Women's History: Rachel Henderlite
Several American denominations ordained female ministers during the 19th century, including the United Church of Christ, the Universalists (who later merged with the Unitarians), and the Cumberland Presbyterian Church. But it wasn’t until the decades following World War II that most Mainline Protestant faiths allowed women to serve as clergy. The Presbyterian Church in the U.S.A., also known as the PCUSA or “Northern” church, ordained its first female minister, Margaret Towner, in 1956.
This year, we commemorate the 50th anniversary of Rachel Henderlite’s ordination, another important first in the history of Presbyterianism and the women’s movement. In 1965, the year of the Selma marches and the first campus protests against the Vietnam war, Henderlite (1905–1991) was ordained a Minister of Word and Sacrament by the Presbyterian Church in the U.S., also known as the PCUS or “Southern” Church.

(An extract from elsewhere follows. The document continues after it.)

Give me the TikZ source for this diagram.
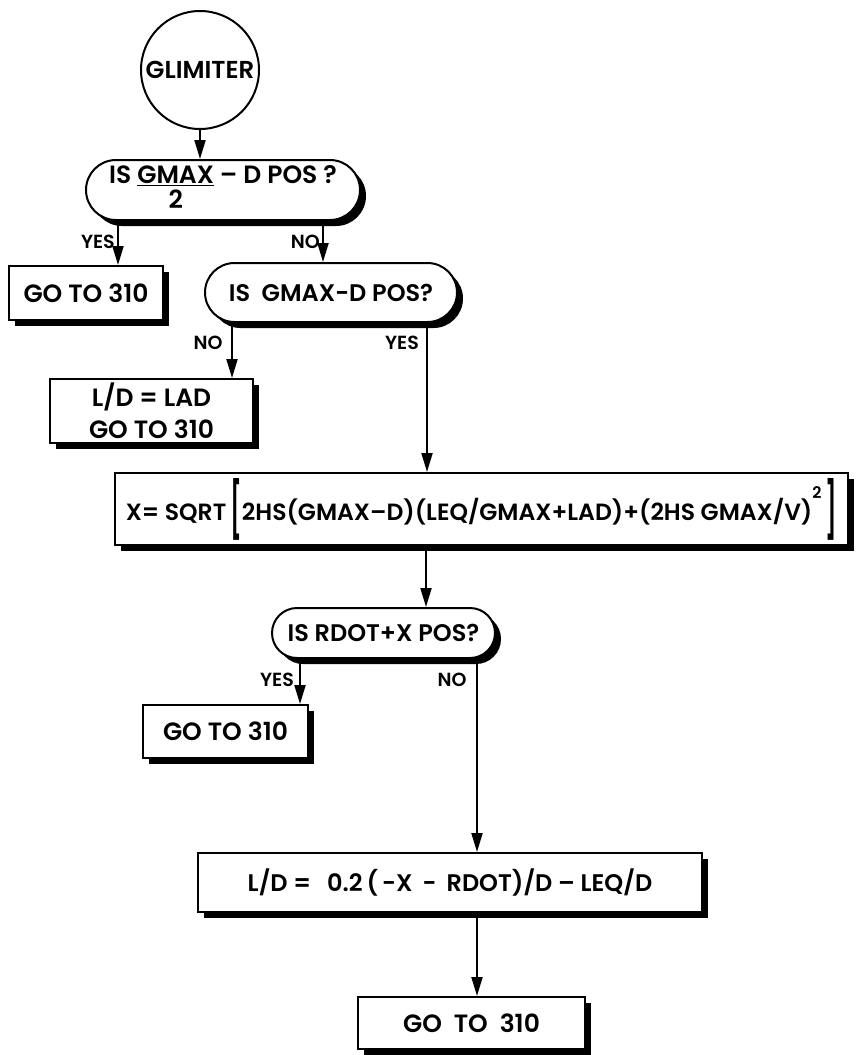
\documentclass[tikz,border=0pt]{standalone}
\usepackage{fontspec}
\usepackage{graphicx}
\setmainfont{Poppins SemiBold}
\usetikzlibrary{arrows.meta,shapes.misc,shadows}
\newcommand{\tallbr}[1]{\raisebox{-0.36em}{\scalebox{1.0}[2.35]{#1}}}
\begin{document}
\begin{tikzpicture}[x=1pt,y=-1pt,
  txt/.style={font=\fontsize{25}{32}\selectfont},
  box/.style={txt, draw, line width=2pt, fill=white, rectangle, inner sep=0pt,
    drop shadow={shadow xshift=6pt, shadow yshift=-6pt, fill=black, opacity=1}},
  dec/.style={box, rounded rectangle},
  arr/.style={line width=2pt, -{Triangle[length=19pt,width=11pt]}},
  lbl/.style={font=\fontsize{19}{22}\selectfont, inner sep=0pt}]
\useasboundingbox (0,0) rectangle (858,1055);

% nodes
\node[txt, draw, circle, line width=2pt, minimum size=118pt, inner sep=0pt, font=\fontsize{24.5}{28}\selectfont] (start) at (200,70) {GLIMITER};
\node[dec, minimum width=274pt, minimum height=60pt] (d1) at (223,190)
  {IS\ \begin{tabular}[t]{@{}c@{}}\underline{GMAX}\\[-7pt]2\end{tabular}\ -- D POS ?};
\node[box, minimum width=154pt, minimum height=54pt] (g1) at (86,293) {GO TO 310};
\node[dec, minimum width=252pt, minimum height=59pt, font=\fontsize{24}{30}\selectfont] (d2) at (331,292.5) {IS\ \ GMAX-D POS?};
\node[box, minimum width=203pt, minimum height=64pt, align=center] (lad) at (151.5,411) {L/D\ =\ LAD\\GO TO 310};
\node[box, minimum width=733pt, minimum height=72pt, font=\fontsize{23.5}{30}\selectfont] (xbox) at (481.5,509)
  {X=\ SQRT\,\tallbr{[}2HS(GMAX--D)(LEQ/GMAX+LAD)+(2HS GMAX/V)\raisebox{0.95em}{\fontsize{16}{16}\selectfont 2}\,\tallbr{]}};
\node[dec, minimum width=223pt, minimum height=50pt, font=\fontsize{24}{30}\selectfont] (d3) at (383.5,633) {IS RDOT+X POS?};
\node[box, minimum width=165pt, minimum height=53pt] (g2) at (225.5,731.5) {GO TO 310\hspace{10pt}};
\node[box, minimum width=504pt, minimum height=59pt, font=\fontsize{24}{30}\selectfont] (ld2) at (450,882.5)
  {L/D =\hspace{16pt}0.2\,(\,-X\hspace{10pt}-\hspace{10pt}RDOT)/D -- LEQ/D};
\node[box, minimum width=227pt, minimum height=52pt] (fin) at (471.5,1023) {GO\ \ TO\ \ 310};

% branch columns
\coordinate (xa) at (118,0);
\coordinate (xb) at (323,0);
\coordinate (xc) at (232,0);
\coordinate (xd) at (427,0);
\coordinate (xe) at (426,0);
\coordinate (xf) at (300,0);
\coordinate (xg) at (477,0);

% connectors
\draw[arr] (start.south) -- (start.south |- d1.north);
\draw[arr] (d1.south -| xa) -- (g1.north -| xa);
\draw[arr] (d1.south -| xb) -- (d2.north -| xb);
\draw[arr] (d2.south -| xc) -- (lad.north -| xc);
\draw[arr] (d2.south -| xd) -- (xbox.north -| xd);
\draw[arr] (xbox.south -| xe) -- (d3.north -| xe);
\draw[arr] (d3.south -| xf) -- (g2.north -| xf);
\draw[arr] (d3.south -| xg) -- (ld2.north -| xg);
\draw[arr] (ld2.south -| xg) -- (fin.north -| xg);

% labels
\node[lbl, anchor=east] (l1) at (115,242) {YES};
\node[lbl, anchor=east] (l2) at (320,242) {NO};
\node[lbl] (l3) at (208,343) {NO};
\node[lbl] (l4) at (402,343) {YES};
\node[lbl] (l5) at (277,680) {YES};
\node[lbl] (l6) at (452,680) {NO};
\end{tikzpicture}
\end{document}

The daughter of a Presbyterian pastor, Henderlite was raised in North Carolina. After graduating from Agnes Scott College in 1928 she went on to become an accomplished theologian, ethicist, and professor, teaching on the faculties of Montreat College, The Presbyterian School of Christian Education, and Austin Presbyterian Theological Seminary.
Henderlite supported various social witness causes. She was active in the ecumenical movement, serving as the representative for the North American region in the World Alliance of Reformed Churches and as president for five years of the Consultation on Church Union. In 1963, she was among the thousands who joined Dr. Martin Luther King, Jr. in the March on Washington to support civil and economic rights for African Americans. Henderlite’s 1965 ordination took place at the predominantly black congregation she helped organize, All Souls Presbyterian Church in Richmond, Virginia.
While her admirers were legion, Henderlite had some dyed-in-the-wool detractors. A retired pastor in South Carolina sent her a postcard with the message that the ordination of women “is a grievous sin because it says in the Bible, ‘Let the women keep silent in the churches.’” Henderlite received that same postcard every year until the man died.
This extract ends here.